I'm not a sound engineer so don't know exactly how it works, but I assume they take the original analogue reel-to-reel master tape and transfer that to a digital master tape.
They don't touch the original multi-track tapes, so there's no remixing of the tracks involved at all*. They are simply transferring an analogue master to a digital one.
I think how they do that process, though, does have an effect on the final sound - whether there is equalization, compression, reverb or whatever added onto the master tapes will change the way that master tape sounds**.
In the case of Pepper, they were taking an analogue master tape that was 20 years old and transferring that to digital tape, with the knowledge that it would be heard on CD and improved modern sound systems rather than vinyl and old turntables that were around in the 60s. So they will have changed the EQ settings to account for that.
The master tape they used to create your 1987 vinyl copy is the same new digital master they used for the CD, so with your LP it is a different listening experience than if you were using any of the vinyl issues from the previous 20 years. Modern turntables, hi-fi systems and speakers are vastly improved from the 60s so they are trying to give you a CD-like sound from the new vinyl version. And they aren't telling porkies when they say your copy is "digitally re-mastered".
I doubt I would even notice a difference if I compared the 1967 stereo vinyl copy to your 1987 copy, but many people with better ears than me say the original analogue masters sound better than the 1987 digital ones.
The whole re-mastering process was done again in 2009, but they took a lot more time over it and used all the new technology that had been introduced in the intervening 20 years or so.
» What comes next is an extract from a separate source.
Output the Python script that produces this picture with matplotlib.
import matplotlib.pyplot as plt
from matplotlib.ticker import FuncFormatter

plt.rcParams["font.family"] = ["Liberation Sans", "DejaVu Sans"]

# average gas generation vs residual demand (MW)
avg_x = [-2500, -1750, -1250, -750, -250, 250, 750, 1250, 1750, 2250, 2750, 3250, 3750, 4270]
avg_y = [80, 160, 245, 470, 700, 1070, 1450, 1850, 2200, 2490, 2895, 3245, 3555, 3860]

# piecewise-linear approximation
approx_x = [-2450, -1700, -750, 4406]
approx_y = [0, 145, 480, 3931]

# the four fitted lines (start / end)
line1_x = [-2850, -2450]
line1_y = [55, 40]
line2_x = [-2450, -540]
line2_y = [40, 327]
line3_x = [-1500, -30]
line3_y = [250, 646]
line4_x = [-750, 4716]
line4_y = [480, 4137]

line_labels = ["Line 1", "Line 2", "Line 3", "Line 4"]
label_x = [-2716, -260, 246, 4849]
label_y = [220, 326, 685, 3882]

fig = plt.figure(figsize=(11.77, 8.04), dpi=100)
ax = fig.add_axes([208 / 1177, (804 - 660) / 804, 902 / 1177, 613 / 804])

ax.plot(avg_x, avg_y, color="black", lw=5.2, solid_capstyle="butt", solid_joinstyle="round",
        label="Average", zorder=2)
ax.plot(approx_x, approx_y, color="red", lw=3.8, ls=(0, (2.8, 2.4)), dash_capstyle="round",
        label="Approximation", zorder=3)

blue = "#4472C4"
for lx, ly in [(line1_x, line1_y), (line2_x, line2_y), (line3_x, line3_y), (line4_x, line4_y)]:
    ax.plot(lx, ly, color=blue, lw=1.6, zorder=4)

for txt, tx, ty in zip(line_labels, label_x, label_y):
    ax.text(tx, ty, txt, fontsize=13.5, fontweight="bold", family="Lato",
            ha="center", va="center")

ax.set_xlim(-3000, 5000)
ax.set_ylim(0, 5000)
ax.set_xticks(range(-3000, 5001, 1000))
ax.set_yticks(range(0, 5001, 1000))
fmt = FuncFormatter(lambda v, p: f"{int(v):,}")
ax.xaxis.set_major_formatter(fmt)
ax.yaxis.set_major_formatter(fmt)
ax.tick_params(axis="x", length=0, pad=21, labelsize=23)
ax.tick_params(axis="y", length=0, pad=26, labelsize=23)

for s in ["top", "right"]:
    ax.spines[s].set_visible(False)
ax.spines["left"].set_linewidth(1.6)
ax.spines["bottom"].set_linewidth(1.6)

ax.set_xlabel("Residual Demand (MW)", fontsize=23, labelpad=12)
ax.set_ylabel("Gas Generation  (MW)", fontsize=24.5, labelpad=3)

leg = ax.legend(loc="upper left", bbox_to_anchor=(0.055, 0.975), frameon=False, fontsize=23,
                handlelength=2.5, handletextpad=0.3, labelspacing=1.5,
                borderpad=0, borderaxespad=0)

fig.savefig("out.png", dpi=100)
People with ears (
) seem to like the 2009 remasters. Even I can tell a difference!
Hope that helps.
*In 1987 they DID remix two albums - Help and Rubber Soul - because they didn't like the original stereo mixes on the master tapes which had vocals on one side and instruments on the other. They did a remix so that the vocals were more to the centre. That is why the 2009 remasters of those two albums contain both the 1965 mixes and the 1987 mixes on one CD.
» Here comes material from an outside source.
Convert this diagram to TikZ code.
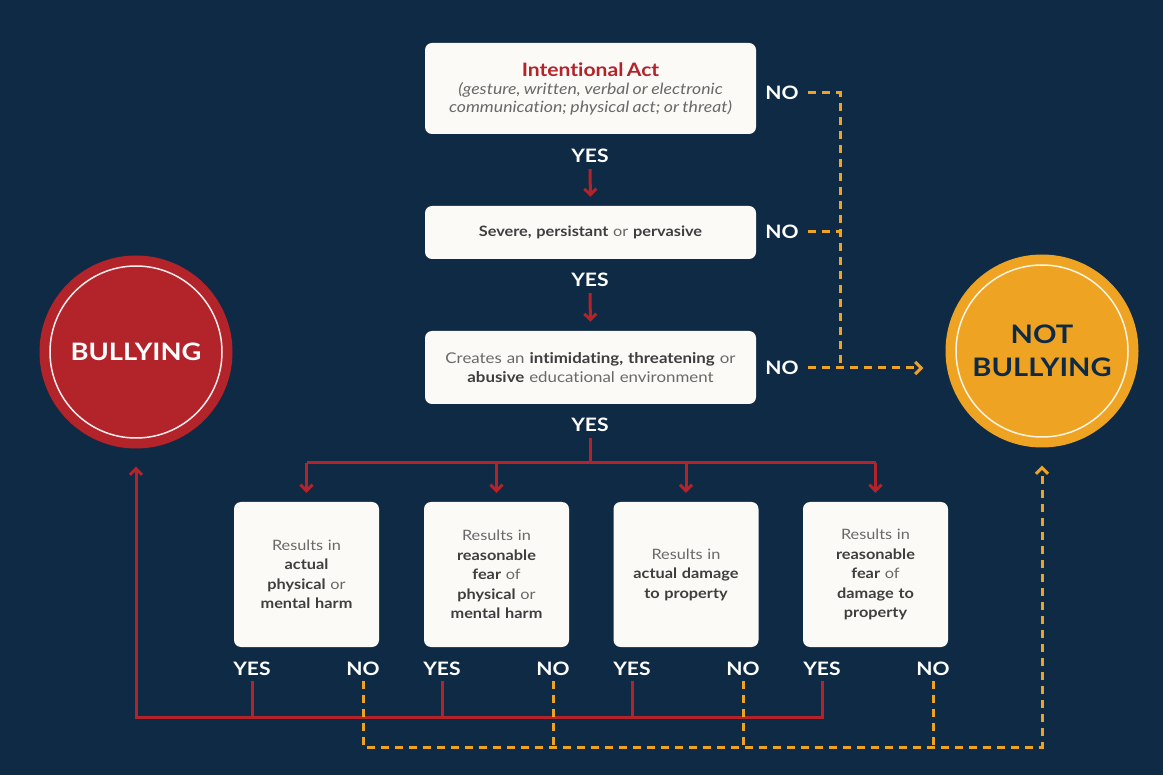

**When Capitol Records in the States got some of the earlier Beatles master tapes sent over in the '60s they didn't just press them as they were, they made new masters and added reverb as part of the process. The remastering programme was overseen by Capitol producer Dave Dexter Jr, and those US versions are now said to have been "Dexterised"! (http://en.wikipedia.org/wiki/Dave_Dexter,_Jr.#The_Beatles
). These mixes are available on the Capitol Albums box sets.